**Data extract**
=-=-=-=-=

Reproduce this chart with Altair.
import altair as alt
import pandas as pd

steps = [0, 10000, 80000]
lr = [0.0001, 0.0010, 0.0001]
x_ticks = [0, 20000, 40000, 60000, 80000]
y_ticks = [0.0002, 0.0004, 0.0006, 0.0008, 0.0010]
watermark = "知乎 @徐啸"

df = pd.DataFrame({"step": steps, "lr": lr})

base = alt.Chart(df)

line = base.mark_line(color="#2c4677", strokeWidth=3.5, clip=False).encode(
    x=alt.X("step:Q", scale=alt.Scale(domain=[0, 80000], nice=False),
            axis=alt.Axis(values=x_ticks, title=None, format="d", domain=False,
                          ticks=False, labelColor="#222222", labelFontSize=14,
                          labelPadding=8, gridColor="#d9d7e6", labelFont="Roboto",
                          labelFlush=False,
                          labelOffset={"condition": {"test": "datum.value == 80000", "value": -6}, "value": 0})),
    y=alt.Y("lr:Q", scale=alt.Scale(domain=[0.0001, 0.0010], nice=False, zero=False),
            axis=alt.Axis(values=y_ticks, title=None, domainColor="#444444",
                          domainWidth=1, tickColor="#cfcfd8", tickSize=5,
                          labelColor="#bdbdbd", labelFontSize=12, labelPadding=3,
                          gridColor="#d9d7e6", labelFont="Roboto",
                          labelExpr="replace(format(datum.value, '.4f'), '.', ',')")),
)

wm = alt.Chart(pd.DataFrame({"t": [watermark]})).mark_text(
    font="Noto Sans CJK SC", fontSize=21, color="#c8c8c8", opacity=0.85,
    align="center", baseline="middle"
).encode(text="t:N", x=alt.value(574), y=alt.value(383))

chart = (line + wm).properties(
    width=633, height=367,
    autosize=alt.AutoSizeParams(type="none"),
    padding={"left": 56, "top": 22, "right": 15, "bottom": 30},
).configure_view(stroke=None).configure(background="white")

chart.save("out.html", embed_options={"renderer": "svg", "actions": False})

=-=-=-=-=

**Written instruction**
Restate the listing above word for word.

**Final answer**
Reproduce this chart with Altair.
import altair as alt
import pandas as pd

steps = [0, 10000, 80000]
lr = [0.0001, 0.0010, 0.0001]
x_ticks = [0, 20000, 40000, 60000, 80000]
y_ticks = [0.0002, 0.0004, 0.0006, 0.0008, 0.0010]
watermark = "知乎 @徐啸"

df = pd.DataFrame({"step": steps, "lr": lr})

base = alt.Chart(df)

line = base.mark_line(color="#2c4677", strokeWidth=3.5, clip=False).encode(
    x=alt.X("step:Q", scale=alt.Scale(domain=[0, 80000], nice=False),
            axis=alt.Axis(values=x_ticks, title=None, format="d", domain=False,
                          ticks=False, labelColor="#222222", labelFontSize=14,
                          labelPadding=8, gridColor="#d9d7e6", labelFont="Roboto",
                          labelFlush=False,
                          labelOffset={"condition": {"test": "datum.value == 80000", "value": -6}, "value": 0})),
    y=alt.Y("lr:Q", scale=alt.Scale(domain=[0.0001, 0.0010], nice=False, zero=False),
            axis=alt.Axis(values=y_ticks, title=None, domainColor="#444444",
                          domainWidth=1, tickColor="#cfcfd8", tickSize=5,
                          labelColor="#bdbdbd", labelFontSize=12, labelPadding=3,
                          gridColor="#d9d7e6", labelFont="Roboto",
                          labelExpr="replace(format(datum.value, '.4f'), '.', ',')")),
)

wm = alt.Chart(pd.DataFrame({"t": [watermark]})).mark_text(
    font="Noto Sans CJK SC", fontSize=21, color="#c8c8c8", opacity=0.85,
    align="center", baseline="middle"
).encode(text="t:N", x=alt.value(574), y=alt.value(383))

chart = (line + wm).properties(
    width=633, height=367,
    autosize=alt.AutoSizeParams(type="none"),
    padding={"left": 56, "top": 22, "right": 15, "bottom": 30},
).configure_view(stroke=None).configure(background="white")

chart.save("out.html", embed_options={"renderer": "svg", "actions": False})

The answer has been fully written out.